I made this post on Thu May 20, 1999 10:54am:


Subject: Goodbye Piccadilly...

On the way into work this morning, the following thoughts occurred to me;

1. For a 6-year-old child on his first visit to London, Piccadilly Circus is an enormous disappointment, being entirely unconnected to, say, Billy Smart's Circus. In a similar but altogether more disorientating way, see Oxford Circus with its multiple exits to nowhere.

2. Piccadilly Circus Underground Station has the permanent aroma of "Tramp" - by this I mean sour-milk-and-piss-stained vagrant as opposed to Louise off of TV's Eastenders. This is a smell that lingers in every railway & underground station,
car park, public lift and Gents in the British Isles.
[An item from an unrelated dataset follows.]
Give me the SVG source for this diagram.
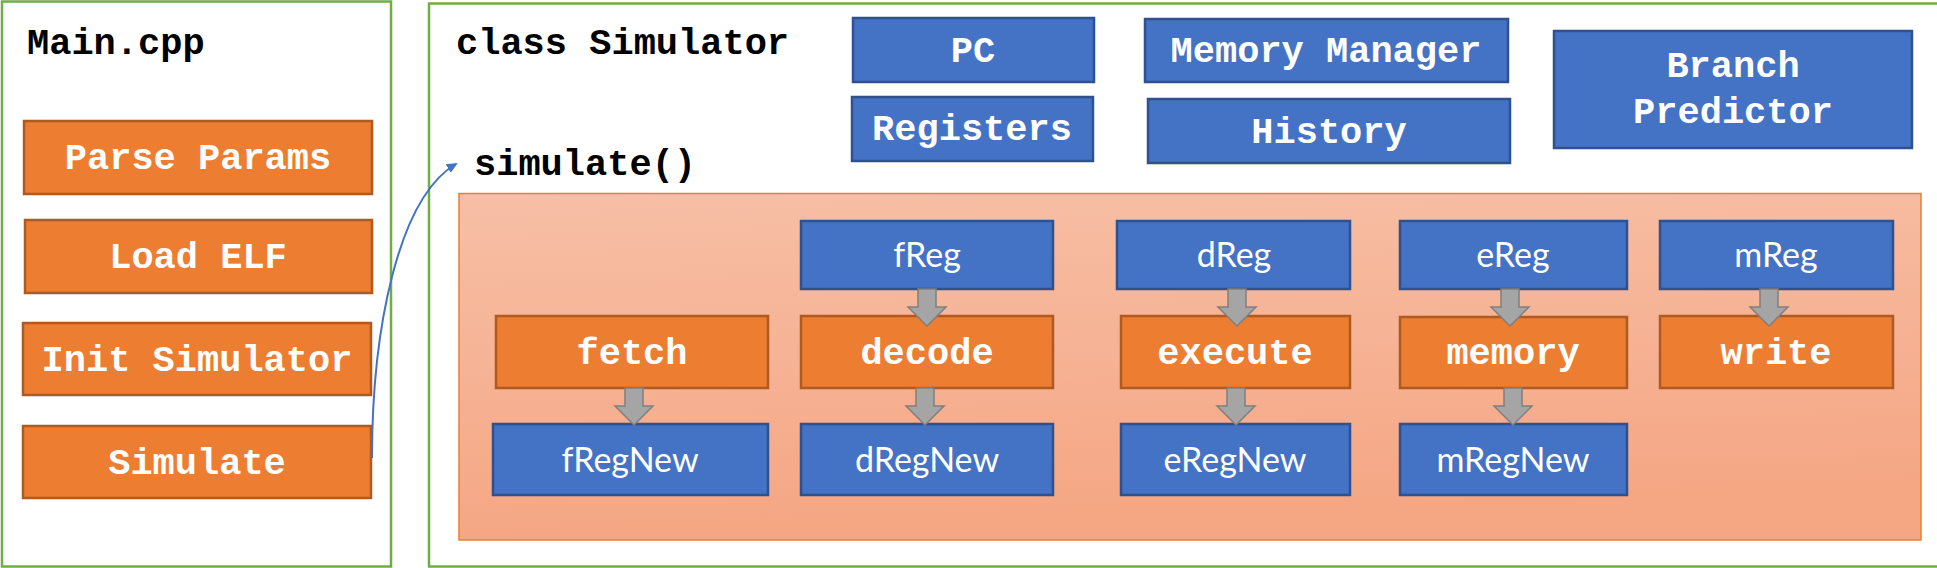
<svg xmlns="http://www.w3.org/2000/svg" width="1937" height="568" viewBox="0 0 1937 568">
<style>
.frame{fill:#FFFFFF;stroke:#70AD47;stroke-width:2.5}
.ob{fill:#ED7D31;stroke:#AE5A21;stroke-width:2.5}
.bb{fill:#4472C4;stroke:#2F528F;stroke-width:2.5}
.mono{font-family:"Liberation Mono","Courier New",monospace;font-weight:bold;font-size:37px}
.wt{fill:#FFFFFF;text-anchor:middle}
.bk{fill:#000000}
.sans{font-family:Lato,"Open Sans","Liberation Sans",sans-serif;font-size:34px;fill:#FFFFFF;text-anchor:middle}
.ga{fill:#A5A5A5;stroke:#7F7F7F;stroke-width:1.5}
</style>
<defs>
<linearGradient id="pipeGrad" x1="0" y1="0" x2="0.15" y2="1">
<stop offset="0" stop-color="#F7BFA6"/>
<stop offset="1" stop-color="#F5A683"/>
</linearGradient>
<path id="dArrow" d="M-9,0 H9 V18 H19 L0,37 L-19,18 H-9 Z"/>
<marker id="blueHead" markerWidth="12" markerHeight="12" refX="9" refY="5" orient="auto" markerUnits="userSpaceOnUse" viewBox="0 0 12 10">
<path d="M0,0 L11,5 L0,10 Z" fill="#4472C4"/>
</marker>
</defs>
<rect width="1937" height="568" fill="#FFFFFF"/>

<g id="main-cpp">
<rect class="frame" x="2" y="1.5" width="389" height="565"/>
<text class="mono bk" x="27" y="54">Main.cpp</text>
</g>
<g id="parse-params">
<rect class="ob" x="24" y="121" width="348" height="73"/>
<text class="mono wt" x="198" y="169">Parse Params</text>
</g>
<g id="load-elf">
<rect class="ob" x="25" y="220" width="347" height="73"/>
<text class="mono wt" x="198" y="268">Load ELF</text>
</g>
<g id="init-simulator">
<rect class="ob" x="23" y="323" width="348" height="72"/>
<text class="mono wt" x="197" y="371">Init Simulator</text>
</g>
<g id="simulate">
<rect class="ob" x="23" y="426" width="348" height="72"/>
<text class="mono wt" x="197" y="474">Simulate</text>
</g>

<g id="class-simulator">
<rect class="frame" x="429" y="3.5" width="1520" height="563"/>
<text class="mono bk" x="456" y="54">class Simulator</text>
<text class="mono bk" x="474" y="175">simulate()</text>
</g>
<g id="pc">
<rect class="bb" x="853" y="18" width="241" height="64"/>
<text class="mono wt" x="973" y="62">PC</text>
</g>
<g id="registers">
<rect class="bb" x="852" y="97" width="241" height="64"/>
<text class="mono wt" x="972" y="140">Registers</text>
</g>
<g id="memory-manager">
<rect class="bb" x="1145" y="19" width="363" height="63"/>
<text class="mono wt" x="1326" y="62">Memory Manager</text>
</g>
<g id="history">
<rect class="bb" x="1148" y="99" width="362" height="64"/>
<text class="mono wt" x="1329" y="143">History</text>
</g>
<g id="branch-predictor">
<rect class="bb" x="1554" y="31" width="358" height="117"/>
<text class="mono wt" x="1733" y="77">Branch</text>
<text class="mono wt" x="1733" y="123">Predictor</text>
</g>

<g id="pipeline">
<rect x="459" y="193.5" width="1462" height="346.5" fill="url(#pipeGrad)" stroke="#ED7D31" stroke-width="1.5"/>
</g>

<g id="freg"><rect class="bb" x="801" y="221" width="252" height="68"/><text class="sans" x="927" y="267">fReg</text></g>
<g id="dreg"><rect class="bb" x="1117" y="221" width="233" height="68"/><text class="sans" x="1234" y="267">dReg</text></g>
<g id="ereg"><rect class="bb" x="1400" y="221" width="227" height="68"/><text class="sans" x="1513" y="267">eReg</text></g>
<g id="mreg"><rect class="bb" x="1660" y="221" width="233" height="68"/><text class="sans" x="1776" y="267">mReg</text></g>

<g id="fetch"><rect class="ob" x="496" y="316" width="272" height="72"/><text class="mono wt" x="632" y="364">fetch</text></g>
<g id="decode"><rect class="ob" x="801" y="316" width="252" height="72"/><text class="mono wt" x="927" y="364">decode</text></g>
<g id="execute"><rect class="ob" x="1121" y="316" width="229" height="72"/><text class="mono wt" x="1235" y="364">execute</text></g>
<g id="memory"><rect class="ob" x="1400" y="317" width="227" height="71"/><text class="mono wt" x="1513" y="364">memory</text></g>
<g id="write"><rect class="ob" x="1660" y="316" width="233" height="72"/><text class="mono wt" x="1776" y="364">write</text></g>

<g id="fregnew"><rect class="bb" x="493" y="424" width="275" height="71"/><text class="sans" x="630" y="472">fRegNew</text></g>
<g id="dregnew"><rect class="bb" x="801" y="424" width="252" height="71"/><text class="sans" x="927" y="472">dRegNew</text></g>
<g id="eregnew"><rect class="bb" x="1121" y="424" width="229" height="71"/><text class="sans" x="1235" y="472">eRegNew</text></g>
<g id="mregnew"><rect class="bb" x="1400" y="424" width="227" height="71"/><text class="sans" x="1513" y="472">mRegNew</text></g>

<g id="connectors">
<use href="#dArrow" class="ga" x="927" y="289"/>
<use href="#dArrow" class="ga" x="1237" y="289"/>
<use href="#dArrow" class="ga" x="1510" y="289"/>
<use href="#dArrow" class="ga" x="1769" y="289"/>
<use href="#dArrow" class="ga" x="634" y="388"/>
<use href="#dArrow" class="ga" x="925" y="388"/>
<use href="#dArrow" class="ga" x="1236" y="388"/>
<use href="#dArrow" class="ga" x="1513" y="388"/>
<path d="M372,458 C372,330 398,198 456,164" fill="none" stroke="#4472C4" stroke-width="2" marker-end="url(#blueHead)"/>
</g>
</svg>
While on my recent business trip to L.A. I was surprised to discover that the above sensations are not a universal constant, as the gents and lifts in the L.A. Conference centre smelt merely of bleach and the car park smelt unsurprisingly of gasoline.

Just to keep you all updated, I am still jetlagged.



On 7 July, I signed up to a new website called h2g2, which Douglas Adams had created as a real-life version of the Guide mentioned in his Hitchhiker's Guide to the Galaxy books. My first entry seems to have been inspired by this post to the group, if the original draft is anything to go by.

That was my first contact with that website - and my last for a long time. Back then, they were still struggling to work out how to cope with submissions and it took them almost exactly a year to publish the Edited version of the entry as part of the Guide. By that time, a few people had managed to get themselves added as credited Researchers - something we probably wouldn't allow now.

My next post to the site was this one, announcing my arrival as a member of the in-house staff. By then, the site had been bought up by the BBC. When I'd mentioned at the interview that I was already a registered researcher who'd contributed an entry to the Guide it took them by surprise, especially as I'd left it until after they'd explained the site to me. But the fact that I'd been there at the very start has helped me in situations where people like to moan about the site being 'not as good as it was in the beginning'. Utter rubbish - I was there and it was no-where near as good. We can get an entry from first submission to final publication in a fortnight now - largely thanks to the network of volunteers who put loads of effort into getting entries as good as they can be. It works so much better than just poor Mark Moxon (the first site editor) being overawed by the volume of work mounting up in his in-tray.